Starting with the first line of the listing, quote each line exactly until and including the one with "from bokeh.resources import INLINE", leaving pictures out.

------

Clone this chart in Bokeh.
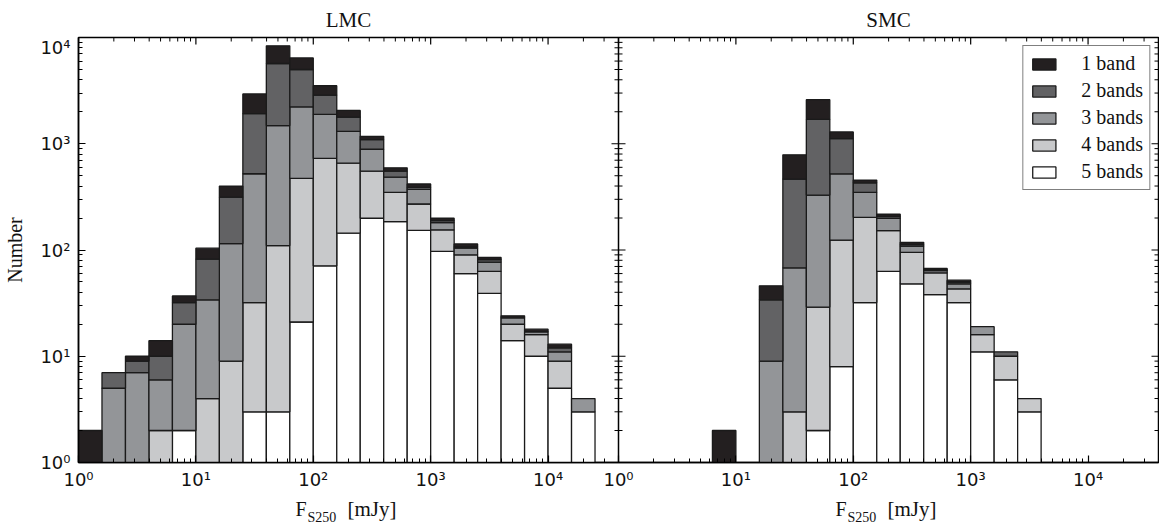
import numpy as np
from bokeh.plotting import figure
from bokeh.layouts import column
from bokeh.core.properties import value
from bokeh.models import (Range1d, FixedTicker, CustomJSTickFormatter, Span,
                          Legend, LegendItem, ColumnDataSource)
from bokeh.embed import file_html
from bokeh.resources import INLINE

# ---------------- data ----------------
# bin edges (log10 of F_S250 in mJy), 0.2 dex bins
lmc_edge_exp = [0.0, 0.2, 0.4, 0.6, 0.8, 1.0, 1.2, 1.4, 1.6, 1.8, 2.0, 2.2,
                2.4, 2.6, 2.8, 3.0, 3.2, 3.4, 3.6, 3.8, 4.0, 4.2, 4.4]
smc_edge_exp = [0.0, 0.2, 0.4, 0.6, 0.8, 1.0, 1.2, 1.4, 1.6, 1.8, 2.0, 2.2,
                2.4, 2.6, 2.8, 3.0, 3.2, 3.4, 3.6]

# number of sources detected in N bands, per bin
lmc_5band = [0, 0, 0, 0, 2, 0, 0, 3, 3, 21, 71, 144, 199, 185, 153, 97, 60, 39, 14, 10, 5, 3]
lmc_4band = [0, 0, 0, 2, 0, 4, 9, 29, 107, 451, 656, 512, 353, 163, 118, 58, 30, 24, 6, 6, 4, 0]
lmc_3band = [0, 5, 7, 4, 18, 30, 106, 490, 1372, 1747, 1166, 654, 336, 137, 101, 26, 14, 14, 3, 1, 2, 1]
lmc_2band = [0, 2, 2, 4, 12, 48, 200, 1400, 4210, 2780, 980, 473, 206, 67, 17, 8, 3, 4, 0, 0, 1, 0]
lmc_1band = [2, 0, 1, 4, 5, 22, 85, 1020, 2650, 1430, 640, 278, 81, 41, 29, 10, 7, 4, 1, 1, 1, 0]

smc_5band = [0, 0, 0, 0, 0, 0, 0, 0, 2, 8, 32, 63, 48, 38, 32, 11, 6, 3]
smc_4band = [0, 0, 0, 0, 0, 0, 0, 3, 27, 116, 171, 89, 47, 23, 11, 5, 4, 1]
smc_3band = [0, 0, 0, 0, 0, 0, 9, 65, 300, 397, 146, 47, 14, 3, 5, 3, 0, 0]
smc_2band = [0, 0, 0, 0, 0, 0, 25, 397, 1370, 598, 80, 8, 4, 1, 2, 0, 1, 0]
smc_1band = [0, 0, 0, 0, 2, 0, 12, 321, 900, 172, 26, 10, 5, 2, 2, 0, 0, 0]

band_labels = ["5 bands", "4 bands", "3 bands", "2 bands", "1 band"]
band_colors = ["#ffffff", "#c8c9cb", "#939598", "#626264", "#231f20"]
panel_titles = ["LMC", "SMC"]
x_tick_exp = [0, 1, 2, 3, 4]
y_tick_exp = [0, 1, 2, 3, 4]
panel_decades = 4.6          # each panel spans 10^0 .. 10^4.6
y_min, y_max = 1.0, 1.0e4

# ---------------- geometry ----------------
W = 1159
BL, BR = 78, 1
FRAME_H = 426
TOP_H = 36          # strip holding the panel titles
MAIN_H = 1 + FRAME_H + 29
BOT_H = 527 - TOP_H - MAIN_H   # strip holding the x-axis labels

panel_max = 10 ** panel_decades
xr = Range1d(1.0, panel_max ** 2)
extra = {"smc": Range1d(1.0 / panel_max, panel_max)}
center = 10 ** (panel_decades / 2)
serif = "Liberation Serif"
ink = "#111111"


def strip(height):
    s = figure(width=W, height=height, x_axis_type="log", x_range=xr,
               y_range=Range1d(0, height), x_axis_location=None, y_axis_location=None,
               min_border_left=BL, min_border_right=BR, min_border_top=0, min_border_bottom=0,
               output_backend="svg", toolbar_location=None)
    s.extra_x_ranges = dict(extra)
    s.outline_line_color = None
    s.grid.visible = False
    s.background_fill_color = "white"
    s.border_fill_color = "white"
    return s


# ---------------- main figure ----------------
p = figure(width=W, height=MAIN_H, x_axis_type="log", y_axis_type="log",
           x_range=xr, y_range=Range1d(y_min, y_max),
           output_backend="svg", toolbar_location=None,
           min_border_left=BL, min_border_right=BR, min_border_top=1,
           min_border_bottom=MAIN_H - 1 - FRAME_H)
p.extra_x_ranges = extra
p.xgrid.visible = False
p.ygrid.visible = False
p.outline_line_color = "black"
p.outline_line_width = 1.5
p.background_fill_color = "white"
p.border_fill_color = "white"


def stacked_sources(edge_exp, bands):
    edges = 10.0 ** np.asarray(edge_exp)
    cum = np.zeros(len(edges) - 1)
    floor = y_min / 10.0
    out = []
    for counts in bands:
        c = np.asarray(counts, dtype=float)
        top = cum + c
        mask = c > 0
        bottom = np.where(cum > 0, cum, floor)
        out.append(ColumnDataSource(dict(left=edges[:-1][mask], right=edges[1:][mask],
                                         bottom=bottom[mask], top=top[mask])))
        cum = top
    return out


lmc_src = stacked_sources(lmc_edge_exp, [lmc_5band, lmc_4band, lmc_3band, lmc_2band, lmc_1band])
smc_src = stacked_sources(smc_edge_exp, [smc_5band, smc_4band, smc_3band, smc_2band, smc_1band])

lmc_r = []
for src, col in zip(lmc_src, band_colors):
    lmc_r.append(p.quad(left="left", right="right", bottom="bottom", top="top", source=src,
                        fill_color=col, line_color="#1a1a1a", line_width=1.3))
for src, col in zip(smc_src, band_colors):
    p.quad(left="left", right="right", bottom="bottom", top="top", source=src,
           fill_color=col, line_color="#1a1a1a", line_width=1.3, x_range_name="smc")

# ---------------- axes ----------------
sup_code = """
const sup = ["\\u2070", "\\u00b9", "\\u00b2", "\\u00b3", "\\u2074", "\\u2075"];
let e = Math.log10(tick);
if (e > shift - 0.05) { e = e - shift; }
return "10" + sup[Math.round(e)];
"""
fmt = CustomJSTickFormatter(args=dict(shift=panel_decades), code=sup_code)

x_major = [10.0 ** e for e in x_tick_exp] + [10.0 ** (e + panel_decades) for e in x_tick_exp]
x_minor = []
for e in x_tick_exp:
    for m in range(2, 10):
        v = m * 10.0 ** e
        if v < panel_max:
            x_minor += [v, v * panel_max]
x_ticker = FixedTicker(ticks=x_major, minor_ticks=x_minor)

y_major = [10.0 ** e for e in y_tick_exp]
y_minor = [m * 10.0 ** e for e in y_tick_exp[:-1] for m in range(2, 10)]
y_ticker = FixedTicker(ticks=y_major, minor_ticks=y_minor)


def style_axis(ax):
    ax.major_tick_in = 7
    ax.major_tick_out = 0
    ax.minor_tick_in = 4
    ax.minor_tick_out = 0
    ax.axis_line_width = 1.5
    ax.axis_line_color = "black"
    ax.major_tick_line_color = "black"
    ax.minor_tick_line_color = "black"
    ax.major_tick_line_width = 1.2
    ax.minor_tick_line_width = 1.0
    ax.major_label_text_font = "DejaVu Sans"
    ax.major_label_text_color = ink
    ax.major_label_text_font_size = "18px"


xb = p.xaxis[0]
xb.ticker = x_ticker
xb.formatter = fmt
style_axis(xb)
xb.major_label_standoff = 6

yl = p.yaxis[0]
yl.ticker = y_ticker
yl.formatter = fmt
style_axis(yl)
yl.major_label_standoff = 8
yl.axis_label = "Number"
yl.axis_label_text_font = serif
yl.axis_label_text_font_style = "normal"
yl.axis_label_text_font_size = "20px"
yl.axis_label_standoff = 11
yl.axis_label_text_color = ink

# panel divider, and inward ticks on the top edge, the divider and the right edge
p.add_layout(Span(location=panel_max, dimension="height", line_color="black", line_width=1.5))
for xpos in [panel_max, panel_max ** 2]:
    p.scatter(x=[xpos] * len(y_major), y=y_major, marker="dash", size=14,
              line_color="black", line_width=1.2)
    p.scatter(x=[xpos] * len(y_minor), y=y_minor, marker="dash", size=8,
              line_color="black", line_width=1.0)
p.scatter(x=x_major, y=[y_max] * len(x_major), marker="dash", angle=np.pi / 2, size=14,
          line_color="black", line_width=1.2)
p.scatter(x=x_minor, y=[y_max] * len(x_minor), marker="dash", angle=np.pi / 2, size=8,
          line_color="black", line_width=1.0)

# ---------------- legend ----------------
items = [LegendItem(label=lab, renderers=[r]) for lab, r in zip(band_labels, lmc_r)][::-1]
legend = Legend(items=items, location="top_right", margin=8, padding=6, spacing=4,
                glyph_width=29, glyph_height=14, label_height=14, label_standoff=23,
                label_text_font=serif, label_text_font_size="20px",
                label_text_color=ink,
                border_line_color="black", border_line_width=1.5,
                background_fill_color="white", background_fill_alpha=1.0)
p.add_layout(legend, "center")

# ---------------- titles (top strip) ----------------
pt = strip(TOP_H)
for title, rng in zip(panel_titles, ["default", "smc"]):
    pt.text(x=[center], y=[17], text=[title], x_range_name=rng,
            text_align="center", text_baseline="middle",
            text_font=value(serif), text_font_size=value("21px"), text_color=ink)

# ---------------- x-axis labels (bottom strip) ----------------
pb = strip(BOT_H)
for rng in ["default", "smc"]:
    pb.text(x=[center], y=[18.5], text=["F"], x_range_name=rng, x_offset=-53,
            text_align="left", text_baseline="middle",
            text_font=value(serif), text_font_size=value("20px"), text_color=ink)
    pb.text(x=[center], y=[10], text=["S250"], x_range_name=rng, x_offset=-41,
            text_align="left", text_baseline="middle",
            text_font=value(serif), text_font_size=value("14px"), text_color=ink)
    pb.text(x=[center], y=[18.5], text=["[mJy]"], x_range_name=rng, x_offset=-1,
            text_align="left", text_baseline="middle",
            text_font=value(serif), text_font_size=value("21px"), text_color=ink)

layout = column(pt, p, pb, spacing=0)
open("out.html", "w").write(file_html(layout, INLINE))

------

*Reply*.
Clone this chart in Bokeh.
import numpy as np
from bokeh.plotting import figure
from bokeh.layouts import column
from bokeh.core.properties import value
from bokeh.models import (Range1d, FixedTicker, CustomJSTickFormatter, Span,
                          Legend, LegendItem, ColumnDataSource)
from bokeh.embed import file_html
from bokeh.resources import INLINE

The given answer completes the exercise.